Synthetic data must be validated to ensure it's realistic and useful for training. Poor synthetic data degrades rather than improves model performance.

Statistical Properties Matching

Compare distributions of synthetic and real crisis data: do synthetic crises have same average drawdown depth, recovery speed, volatility spike magnitude? Use Kolmogorov-Smirnov tests to compare distributions. Should match closely.

Correlation and Dependence Structure

Do asset correlations in synthetic crises match real crises? Do cascading effects look realistic? Expert review of a sample of synthetic crisis scenarios helps identify unrealistic patterns.

Model Generalization Tests

Train models on pure synthetic data, test on real data. If synthetic data is high-quality, model should generalize. Train models on real + synthetic data, test on held-out real data. Compare to baseline (trained on real data only). Good synthetic data improves generalization; bad synthetic data degrades it.
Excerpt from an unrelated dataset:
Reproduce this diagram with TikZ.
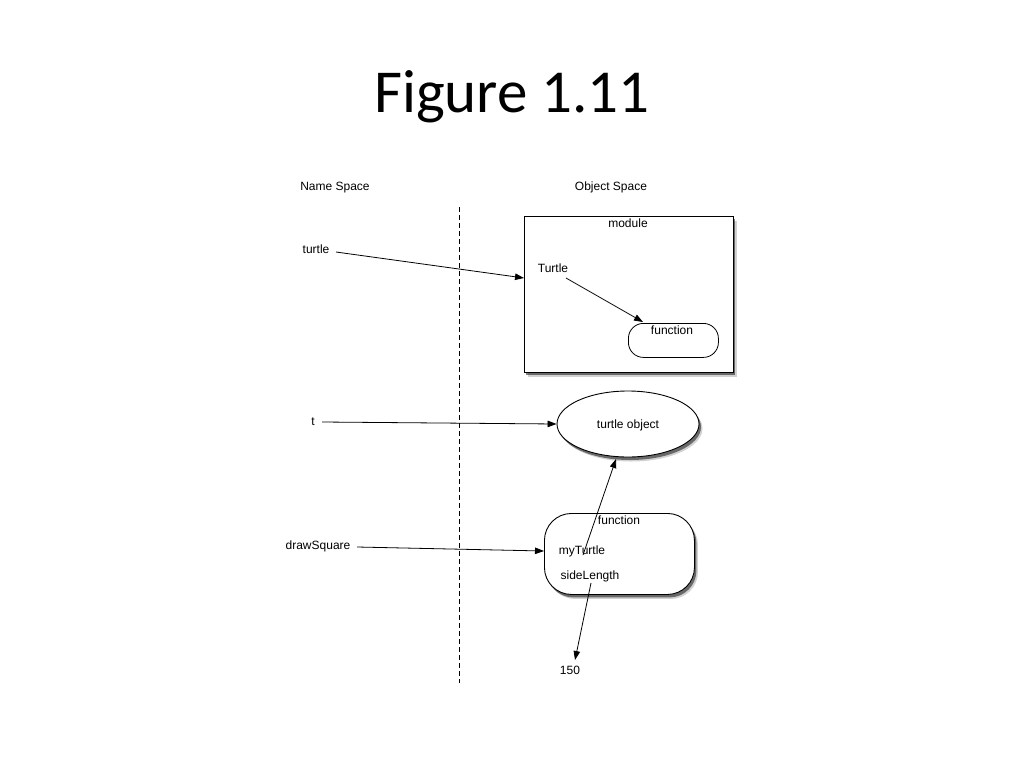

Regulatory and Ethical Considerations

Using synthetic data for backtesting strategy claims requires disclosure. Regulators are skeptical of backtests using primarily synthetic data. Be transparent: clearly mark which results use synthetic data, which use real data. Provide evidence of synthetic data quality.
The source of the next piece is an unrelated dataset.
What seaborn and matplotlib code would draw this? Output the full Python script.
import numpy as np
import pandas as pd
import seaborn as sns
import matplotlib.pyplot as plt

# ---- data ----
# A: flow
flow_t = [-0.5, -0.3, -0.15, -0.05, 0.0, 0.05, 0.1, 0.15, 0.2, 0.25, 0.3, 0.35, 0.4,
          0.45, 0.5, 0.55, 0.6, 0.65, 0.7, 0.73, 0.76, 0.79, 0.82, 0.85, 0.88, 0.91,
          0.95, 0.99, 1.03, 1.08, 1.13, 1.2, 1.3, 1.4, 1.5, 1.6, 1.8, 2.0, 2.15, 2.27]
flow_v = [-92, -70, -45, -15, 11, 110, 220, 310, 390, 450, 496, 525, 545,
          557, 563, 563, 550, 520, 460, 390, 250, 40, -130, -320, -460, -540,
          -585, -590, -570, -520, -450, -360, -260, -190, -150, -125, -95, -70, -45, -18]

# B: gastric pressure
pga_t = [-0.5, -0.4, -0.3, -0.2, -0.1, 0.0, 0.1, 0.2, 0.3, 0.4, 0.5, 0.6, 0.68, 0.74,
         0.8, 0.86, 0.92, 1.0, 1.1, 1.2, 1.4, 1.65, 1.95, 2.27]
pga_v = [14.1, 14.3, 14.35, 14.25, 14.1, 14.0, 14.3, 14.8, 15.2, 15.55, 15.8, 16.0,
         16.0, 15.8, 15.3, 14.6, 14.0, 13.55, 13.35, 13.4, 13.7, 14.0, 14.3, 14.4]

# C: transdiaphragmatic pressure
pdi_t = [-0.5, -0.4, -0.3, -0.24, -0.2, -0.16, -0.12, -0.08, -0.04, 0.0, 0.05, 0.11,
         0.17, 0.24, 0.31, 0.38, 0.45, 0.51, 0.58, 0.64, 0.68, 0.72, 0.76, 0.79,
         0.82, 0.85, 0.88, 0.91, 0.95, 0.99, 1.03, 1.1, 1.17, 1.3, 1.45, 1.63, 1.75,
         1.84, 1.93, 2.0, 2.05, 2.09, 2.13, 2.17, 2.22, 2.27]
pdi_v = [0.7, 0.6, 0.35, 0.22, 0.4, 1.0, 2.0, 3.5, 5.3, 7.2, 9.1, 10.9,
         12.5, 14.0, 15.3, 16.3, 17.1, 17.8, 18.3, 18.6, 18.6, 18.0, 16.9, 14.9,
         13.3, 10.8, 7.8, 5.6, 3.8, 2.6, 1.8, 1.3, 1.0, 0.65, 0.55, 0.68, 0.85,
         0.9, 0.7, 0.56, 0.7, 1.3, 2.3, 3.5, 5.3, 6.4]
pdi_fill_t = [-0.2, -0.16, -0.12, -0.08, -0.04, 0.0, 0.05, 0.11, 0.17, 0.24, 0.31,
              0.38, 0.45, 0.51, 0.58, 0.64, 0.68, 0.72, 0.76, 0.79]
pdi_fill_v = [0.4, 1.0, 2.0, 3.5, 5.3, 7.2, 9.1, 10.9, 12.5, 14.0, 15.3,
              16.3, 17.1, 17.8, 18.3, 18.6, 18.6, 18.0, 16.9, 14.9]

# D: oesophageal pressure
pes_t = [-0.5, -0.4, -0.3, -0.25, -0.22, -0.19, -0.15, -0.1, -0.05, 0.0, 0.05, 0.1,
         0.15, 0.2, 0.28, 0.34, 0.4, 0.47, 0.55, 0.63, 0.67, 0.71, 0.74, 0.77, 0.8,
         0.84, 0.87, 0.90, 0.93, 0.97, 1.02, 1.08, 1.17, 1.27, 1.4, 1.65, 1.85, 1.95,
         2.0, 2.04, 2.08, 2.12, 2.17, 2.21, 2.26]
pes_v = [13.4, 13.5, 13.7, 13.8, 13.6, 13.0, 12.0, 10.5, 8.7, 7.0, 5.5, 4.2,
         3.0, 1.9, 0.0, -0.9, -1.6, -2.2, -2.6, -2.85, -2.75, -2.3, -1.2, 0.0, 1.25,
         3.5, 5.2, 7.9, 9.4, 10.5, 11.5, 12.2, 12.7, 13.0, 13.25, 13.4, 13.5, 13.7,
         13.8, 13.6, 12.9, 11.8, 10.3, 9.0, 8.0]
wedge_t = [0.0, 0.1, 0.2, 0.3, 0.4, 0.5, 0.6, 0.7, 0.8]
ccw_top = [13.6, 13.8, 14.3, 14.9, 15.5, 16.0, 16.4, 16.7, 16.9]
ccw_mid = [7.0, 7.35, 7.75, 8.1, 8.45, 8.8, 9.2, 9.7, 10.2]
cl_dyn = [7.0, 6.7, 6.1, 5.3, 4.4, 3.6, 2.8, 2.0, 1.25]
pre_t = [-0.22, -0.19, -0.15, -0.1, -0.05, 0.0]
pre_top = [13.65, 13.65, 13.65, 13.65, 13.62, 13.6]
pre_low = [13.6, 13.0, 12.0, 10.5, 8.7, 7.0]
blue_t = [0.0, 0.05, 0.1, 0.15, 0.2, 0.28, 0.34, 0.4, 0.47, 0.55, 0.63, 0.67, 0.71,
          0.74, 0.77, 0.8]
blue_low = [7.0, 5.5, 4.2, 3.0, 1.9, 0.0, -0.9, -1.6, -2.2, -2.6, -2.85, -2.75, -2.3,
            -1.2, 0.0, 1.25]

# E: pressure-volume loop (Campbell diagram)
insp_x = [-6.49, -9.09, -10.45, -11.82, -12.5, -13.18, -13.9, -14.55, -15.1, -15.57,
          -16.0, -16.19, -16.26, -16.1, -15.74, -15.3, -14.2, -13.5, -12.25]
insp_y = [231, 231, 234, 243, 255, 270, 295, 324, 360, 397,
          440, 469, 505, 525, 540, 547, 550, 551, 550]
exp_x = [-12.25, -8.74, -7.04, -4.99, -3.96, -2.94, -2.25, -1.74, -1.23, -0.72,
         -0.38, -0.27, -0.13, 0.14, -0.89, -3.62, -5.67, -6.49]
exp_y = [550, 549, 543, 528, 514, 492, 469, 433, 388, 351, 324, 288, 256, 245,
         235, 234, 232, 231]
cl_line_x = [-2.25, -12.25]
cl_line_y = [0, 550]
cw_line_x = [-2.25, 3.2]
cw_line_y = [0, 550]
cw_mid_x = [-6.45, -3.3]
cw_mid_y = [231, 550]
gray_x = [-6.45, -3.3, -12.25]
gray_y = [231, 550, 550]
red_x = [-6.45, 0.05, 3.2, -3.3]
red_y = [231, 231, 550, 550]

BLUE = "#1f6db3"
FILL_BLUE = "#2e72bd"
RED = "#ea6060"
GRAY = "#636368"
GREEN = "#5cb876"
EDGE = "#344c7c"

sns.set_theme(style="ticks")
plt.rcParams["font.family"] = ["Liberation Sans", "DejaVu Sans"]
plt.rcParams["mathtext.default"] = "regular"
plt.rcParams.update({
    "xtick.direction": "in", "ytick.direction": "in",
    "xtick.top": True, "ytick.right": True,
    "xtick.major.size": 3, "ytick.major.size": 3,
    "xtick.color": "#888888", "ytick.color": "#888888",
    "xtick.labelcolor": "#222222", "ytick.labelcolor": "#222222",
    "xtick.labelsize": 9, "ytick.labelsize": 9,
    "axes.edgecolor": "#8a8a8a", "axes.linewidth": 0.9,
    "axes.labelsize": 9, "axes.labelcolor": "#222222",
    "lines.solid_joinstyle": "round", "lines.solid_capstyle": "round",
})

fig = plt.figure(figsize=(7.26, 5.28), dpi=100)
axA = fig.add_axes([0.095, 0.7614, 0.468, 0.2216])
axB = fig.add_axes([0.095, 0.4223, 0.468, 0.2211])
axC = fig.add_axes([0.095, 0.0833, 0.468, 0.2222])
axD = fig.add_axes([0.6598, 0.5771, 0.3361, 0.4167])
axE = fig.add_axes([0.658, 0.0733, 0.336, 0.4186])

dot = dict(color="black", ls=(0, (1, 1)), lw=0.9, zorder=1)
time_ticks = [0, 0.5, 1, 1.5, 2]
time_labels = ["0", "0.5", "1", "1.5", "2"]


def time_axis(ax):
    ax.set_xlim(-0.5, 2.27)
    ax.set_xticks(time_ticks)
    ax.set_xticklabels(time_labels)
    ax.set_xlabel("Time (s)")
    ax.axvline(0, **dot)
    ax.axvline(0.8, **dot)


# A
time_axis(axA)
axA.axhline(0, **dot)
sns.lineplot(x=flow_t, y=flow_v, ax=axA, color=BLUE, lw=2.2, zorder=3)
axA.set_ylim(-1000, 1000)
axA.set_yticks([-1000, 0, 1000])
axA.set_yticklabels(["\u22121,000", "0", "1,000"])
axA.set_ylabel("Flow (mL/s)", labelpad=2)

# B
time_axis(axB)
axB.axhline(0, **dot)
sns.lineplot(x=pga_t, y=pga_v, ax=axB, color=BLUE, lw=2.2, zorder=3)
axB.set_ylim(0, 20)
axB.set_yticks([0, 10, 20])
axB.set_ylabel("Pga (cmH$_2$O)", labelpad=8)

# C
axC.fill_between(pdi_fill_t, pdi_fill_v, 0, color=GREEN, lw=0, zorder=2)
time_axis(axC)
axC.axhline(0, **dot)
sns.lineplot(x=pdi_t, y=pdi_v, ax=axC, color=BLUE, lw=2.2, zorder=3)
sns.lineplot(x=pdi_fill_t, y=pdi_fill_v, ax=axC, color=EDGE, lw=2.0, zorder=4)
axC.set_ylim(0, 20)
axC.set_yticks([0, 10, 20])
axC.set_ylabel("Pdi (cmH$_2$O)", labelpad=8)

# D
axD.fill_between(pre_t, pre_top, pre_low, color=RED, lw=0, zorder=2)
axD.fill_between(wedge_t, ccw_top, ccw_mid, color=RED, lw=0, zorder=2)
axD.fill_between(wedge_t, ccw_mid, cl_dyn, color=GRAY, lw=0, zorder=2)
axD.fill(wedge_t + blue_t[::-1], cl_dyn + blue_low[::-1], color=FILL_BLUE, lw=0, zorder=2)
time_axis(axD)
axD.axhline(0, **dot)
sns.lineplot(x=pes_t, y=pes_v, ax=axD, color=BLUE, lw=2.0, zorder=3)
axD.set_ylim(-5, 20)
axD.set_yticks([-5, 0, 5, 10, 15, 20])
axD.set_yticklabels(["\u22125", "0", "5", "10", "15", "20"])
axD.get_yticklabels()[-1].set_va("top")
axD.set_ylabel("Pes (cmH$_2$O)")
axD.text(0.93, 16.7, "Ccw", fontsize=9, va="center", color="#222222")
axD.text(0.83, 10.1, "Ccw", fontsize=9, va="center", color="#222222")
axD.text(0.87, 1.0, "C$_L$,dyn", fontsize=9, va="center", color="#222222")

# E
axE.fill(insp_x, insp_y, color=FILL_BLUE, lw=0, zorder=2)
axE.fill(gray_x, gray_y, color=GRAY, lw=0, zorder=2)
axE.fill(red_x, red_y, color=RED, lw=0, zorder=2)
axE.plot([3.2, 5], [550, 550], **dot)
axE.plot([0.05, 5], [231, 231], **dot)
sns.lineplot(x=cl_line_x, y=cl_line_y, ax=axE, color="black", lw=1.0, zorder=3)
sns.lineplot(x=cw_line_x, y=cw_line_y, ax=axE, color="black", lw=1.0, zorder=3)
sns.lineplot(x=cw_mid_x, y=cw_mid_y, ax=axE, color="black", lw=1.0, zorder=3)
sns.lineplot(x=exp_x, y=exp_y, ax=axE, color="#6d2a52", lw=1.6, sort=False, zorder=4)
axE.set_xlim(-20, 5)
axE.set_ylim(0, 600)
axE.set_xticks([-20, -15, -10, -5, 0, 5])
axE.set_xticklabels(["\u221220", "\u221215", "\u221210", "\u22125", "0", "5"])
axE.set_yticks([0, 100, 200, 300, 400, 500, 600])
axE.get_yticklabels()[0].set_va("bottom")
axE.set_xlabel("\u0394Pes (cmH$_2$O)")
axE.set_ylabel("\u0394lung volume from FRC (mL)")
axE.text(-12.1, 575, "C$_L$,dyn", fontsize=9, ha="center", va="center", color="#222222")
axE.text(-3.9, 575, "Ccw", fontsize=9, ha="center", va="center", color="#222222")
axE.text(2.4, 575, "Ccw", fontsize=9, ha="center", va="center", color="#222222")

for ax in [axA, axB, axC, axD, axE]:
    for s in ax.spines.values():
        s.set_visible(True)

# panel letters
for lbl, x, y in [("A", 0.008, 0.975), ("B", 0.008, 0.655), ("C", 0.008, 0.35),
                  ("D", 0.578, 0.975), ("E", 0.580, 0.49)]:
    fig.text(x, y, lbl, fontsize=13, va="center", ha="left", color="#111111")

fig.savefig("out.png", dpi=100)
Synthetically-trained models should be forward-tested on real data before deployment. Never deploy a strategy trained exclusively on synthetic data without live testing.

Practical Implementation

Libraries: scikit-learn for copula simulation, TensorFlow/PyTorch for GANs and VAEs, CTGAN (synthetic time-series GAN specifically designed for financial data). Start with statistical simulation (copulas), validate results, graduate to GANs if needed for greater realism.

Conclusion

Synthetic data generation addresses the fundamental scarcity of rare market events. When used carefully—with proper validation and realistic modeling—synthetic data can improve machine learning models trained on small crisis datasets. However, synthetic data is a supplement, not replacement, for real historical data. The best strategies combine real data (ensuring historical grounding) with synthetic data (enabling learning from limited examples of rare events).